I wrote an article a while ago that discussed how to interpret CPU utilization in a virtualized environment and the caveats that must be considered when diagnosing SQL Server performance on a VM. Here is a link back to that post.
Similar complexities arise when discussing memory utilization on a guest VM. On a physical server, if we look at the system properties and see 8GB of physical memory, we can be certain that we have 8GB of memory to play around with. Only when the OS requires more than 8GB of memory, does swaping memory to disk (paging) need to occur. In a virtualized environment, we can no longer be sure that the physical memory that we are supposed to have, is actually available to my operating system. To create a simple example, if we have one VMWare ESX host with 4GB of physical memory, and two VM guests, each allocated to use 4GB of memory, something must give. ESX must step in and decide how physical memory is going to be delivered to each of its gusts. The two main processes that may occur that can impact the VM guest's memory allocation are Memory Ballooning and Hypervisor Swapping. I will explain each below:
On each VM that is being managed by VMWare ESX, there is driver installed on each guest OS that is referred to as the balloon driver. This driver communicates with the ESX host through a private communication channel. If the ESX host determines that it is being starved of memory, it will tell the balloon driver to artificially expand its memory utilization on the guest OS, thereby forcing the OS to use less memory. This may result in memory paging to disk, due to less physical memory being available. Once the balloon driver claims its memory, the ESX host can then go and reclaim it since the guest OS no longer has access to it.

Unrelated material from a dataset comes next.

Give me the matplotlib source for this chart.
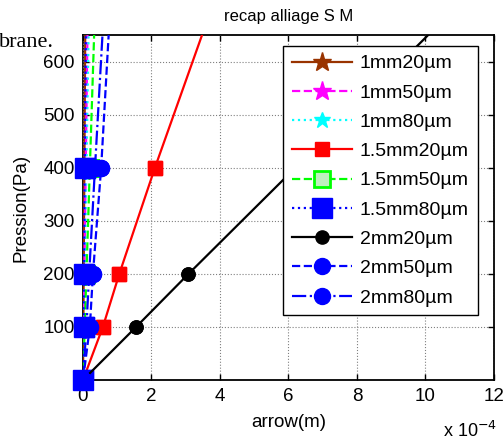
import numpy as np
import matplotlib
matplotlib.use('Agg')
import matplotlib.pyplot as plt
from matplotlib.ticker import FuncFormatter

plt.rcParams['font.family'] = ['Liberation Sans', 'DejaVu Sans']

# pressions (Pa) et fleches (m)
pression = [0, 100, 200, 400, 800]
labels = ['1mm20\u00b5m', '1mm50\u00b5m', '1mm80\u00b5m',
          '1.5mm20\u00b5m', '1.5mm50\u00b5m', '1.5mm80\u00b5m',
          '2mm20\u00b5m', '2mm50\u00b5m', '2mm80\u00b5m']
f_1mm20 = [0, 0.01e-4, 0.02e-4, 0.04e-4, 0.08e-4]
f_1mm50 = [0, 0.02e-4, 0.04e-4, 0.08e-4, 0.16e-4]
f_1mm80 = [0, 0.025e-4, 0.05e-4, 0.1e-4, 0.2e-4]
f_15mm20 = [0, 0.58e-4, 1.06e-4, 2.1e-4, 4.3e-4]
f_15mm50 = [0, 0.05e-4, 0.1e-4, 0.2e-4, 0.4e-4]
f_15mm80 = [0, 0.015e-4, 0.03e-4, 0.05e-4, 0.1e-4]
f_2mm20 = [0, 1.55e-4, 3.08e-4, 6.2e-4, 12.4e-4]
f_2mm50 = [0, 0.2e-4, 0.29e-4, 0.53e-4, 0.88e-4]
f_2mm80 = [0, 0.1e-4, 0.18e-4, 0.35e-4, 0.7e-4]

fig = plt.figure(figsize=(5.03, 4.45), dpi=100)
ax = fig.add_axes([0.165, 0.146, 0.817, 0.775])

lw = 1.6
series = [
    (f_1mm20, '-', (0.6, 0.2, 0.0), '*', 14, None),
    (f_1mm50, '--', '#ff00ff', '*', 14, None),
    (f_1mm80, ':', '#00ffff', '*', 12, None),
    (f_15mm20, '-', 'red', 's', 10.5, None),
    (f_15mm50, '--', '#00ff00', 's', 11, '#bff0bf'),
    (f_15mm80, ':', 'blue', 's', 14, None),
    (f_2mm20, '-', 'black', 'o', 9.5, None),
    (f_2mm50, '--', 'blue', 'o', 11.5, None),
    (f_2mm80, '-.', 'blue', 'o', 11.5, None),
]
ymax = 650
for (f, ls, c, m, ms, mfc), lab in zip(series, labels):
    mew = 2 if mfc is not None else 1
    mfc = c if mfc is None else mfc
    ax.plot(f, pression, linestyle=ls, color=c, marker=m, ms=ms, mfc=mfc, mew=mew, lw=lw, label=lab)
    # points visibles, non coupes au bord des axes
    xs = [x for x, p in zip(f, pression) if p <= ymax]
    ps = [p for p in pression if p <= ymax]
    ax.plot(xs, ps, linestyle='none', color=c, marker=m, ms=ms, mfc=mfc, mew=mew, clip_on=False)

ax.set_xlim(0, 12e-4)
ax.set_ylim(0, ymax)
ax.set_xticks(np.arange(0, 13e-4, 2e-4))
ax.set_yticks([100, 200, 300, 400, 500, 600])
ax.xaxis.set_major_formatter(FuncFormatter(lambda v, p: '%d' % round(v / 1e-4)))
ax.tick_params(direction='in', top=True, right=True, labelsize=13.5, length=4, width=1, pad=6)
ax.grid(True, color='#808080', linestyle=':', linewidth=0.8)
for s in ax.spines.values():
    s.set_linewidth(1.3)
    s.set_zorder(0.5)

ax.set_title('recap alliage S M', fontsize=12, pad=10)
ax.set_xlabel('arrow(m)', fontsize=13.5, labelpad=6)
ax.set_ylabel('Pression(Pa)', fontsize=13.5, labelpad=10)
fig.text(0.88, 0.01, 'x 10$^{-4}$', fontsize=13, ha='left', va='bottom')
fig.text(0.108, 0.905, 'brane.', fontsize=16, family=['Liberation Serif', 'DejaVu Serif'], ha='right', va='center')

leg = ax.legend(loc='upper left', bbox_to_anchor=(283 / 503, 1 - 46 / 445),
                bbox_transform=fig.transFigure, fontsize=14, fancybox=False,
                framealpha=1, edgecolor='black', handlelength=3.1,
                labelspacing=0.6, borderpad=0.45, handletextpad=0.4, borderaxespad=0)
leg.get_frame().set_linewidth(1.0)
leg.set_zorder(5)

fig.savefig('out.png', dpi=100)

If the Ballooning process is insufficient, ESX will step in as a last resort and swap (at random) some of the guest OS's memory pages to a disk device on the ESX server. A guest specific swap file is created upon startup, and is used during this process. Significant performance implications could exist in these scenarios depending on the speed of the disk that these swap files are being placed on.
For a thorough discussion of both of these process along with a wealth of additional information, the following white paper provided by VMWare is an excellent read.
Bottom line, on a VMWare guest, do not always assume that just because you see 8GB of physical memory as displayed in the system properties, that you actually have access to all of that memory. Making this assumption could have you chasing your tail trying to diagnose a performance issue that is occurring simply because of an over provisioned ESX server.